Perceived deterrent value
Regarding “Can Trump do good?” (November 15): Donald Trump’s detractors dwell upon his many faults and shortcomings, often effectively contending that his predisposition for unpredictability, combined with his propensity to personally hold grudges and exact retribution, poses a great threat to the United States and Israel if not the world.
Without denying the foundation for such fears, there is much to be said for the perceived deterrent value against the free world’s enemies by a man who has a God complex and is postured to strike out at his adversaries.
What is touted as Trump’s downside may well also be his most salient positive strength.
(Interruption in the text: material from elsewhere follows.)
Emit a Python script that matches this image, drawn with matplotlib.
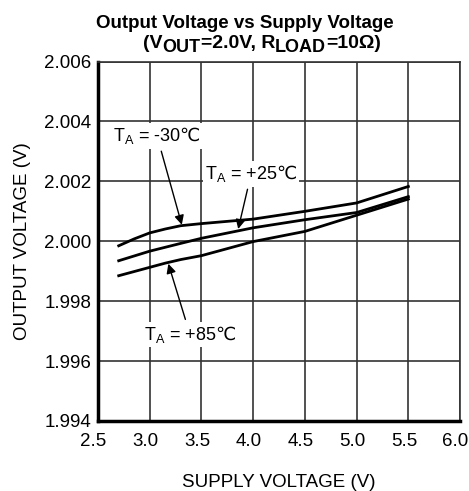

KALMAN H. RYESKY Petah Tikva
Soundly rejected
Douglas Bloomfield’s “Changing of the guard” (November 14) is exhibit A in explaining the Democrats’ dramatic and staggering failure to secure the presidency, House of Representatives or Senate. The columnist’s disdain for Netanyahu and unwavering belief in Democratic solutions for the Middle East are as out of line as the Democrats’ woke agenda, godless society and self-flagellation that was soundly rejected by the electorate.
Bloomfield can pour scorn on Trump, Bibi and the Republicans, but who cares; he only represents the losers.
DANIEL BAUMZichron Ya’acov
Claiming friendliness
Regarding “Gaza is demolished and Israel must explain why” (November 13): From the sublime to the ridiculous; it is interesting that all the media – including the Israeli media – find it impossible to blame Hamas for the tragedy in Gaza. Everyone, from the UN through all of Israel’s “allies,” those who claim friendliness to Israel even as they block necessary arms shipments to our country, exercise the same double standard.
People are hungry, sure, but that is because Hamas steals the food and other supplies, and stores it together with the thousands of tons of aid already in Hamas warehouses. Hamas then sells the stolen goods and food to Gazan residents at black market prices.
Hamas started the fiasco in the first place, but there is no mention of the terrorist organization’s hoarding of the stolen humanitarian aid. The world is filled with experts who find it easy to blame Israel while doing their utmost to protect the murderous Hamas.
JOE SIMONKfar Aviv
Simple and cheap
The simplest and possibly cheapest solution to the Gaza quagmire is for Israel to flood the area with free and unlimited supplies of the food and other basic essentials that Gaza’s civilian population needs. Convoys should be flowing into the strip directly through all possible access routes, day and night. This would undermine the need for the various “humanitarian” NGOs presently operating there under a pretense of neutrality, and liberate the population from its concomitant dependence on Hamas.
Whether by design or default, this was in essence the strategy adopted by the nascent State of Israel in 1948 toward the significant non-Jewish and previously largely hostile minority that remained within Israel’s borders. They were not to be bombed into submission but were offered the opportunity of participating in the creation of the first Middle Eastern working democracy.
Perhaps the time has come to try this approach once again.
JEREMY I. PFEFFERRehovot
An unequivocal warning
I had to read and reread several times a small paragraph in “‘Trump plans to bankrupt Iran with maximum pressure’” (November 17), as I just could not believe my eyes.
Writing about a report that president-elect Donald Trump plans to increase sanctions on Iran to curb its nuclear ambitions and terminate its support of terrorism, the article states: “Experts cited in the report expressed skepticism, noting that Tehran is unlikely to agree to what are expected to be stringent US terms.” Well, really! What would the so-called experts expect, that Iran would thank the US for the crippling sanctions?
As Trump already said just last week, he intends to reinstitute the exploitation of America’s oil production potential. As the US is the greatest consumer of oil in the world, this would not only directly affect the Iranian economy, but simultaneously cease the dependence of the US on oil imports. This dependence has been nurtured for years by the Democratic Party, to the direct benefit of Iran and other oil exporters, not to speak of the personal financial interests of some of the party leaders.
There is no doubt in my mind that the new Trump administration should forthwith stop the present pussyfooting of the US policy, and issue an unequivocal warning to Iran that unless it immediately ceases its active encouragement and financial support of terrorism in general and Arab terrorism in particular, the US will pull out all the stops in order to completely destroy the Iranian economy, whether by the imposition of crippling sanctions or through military means.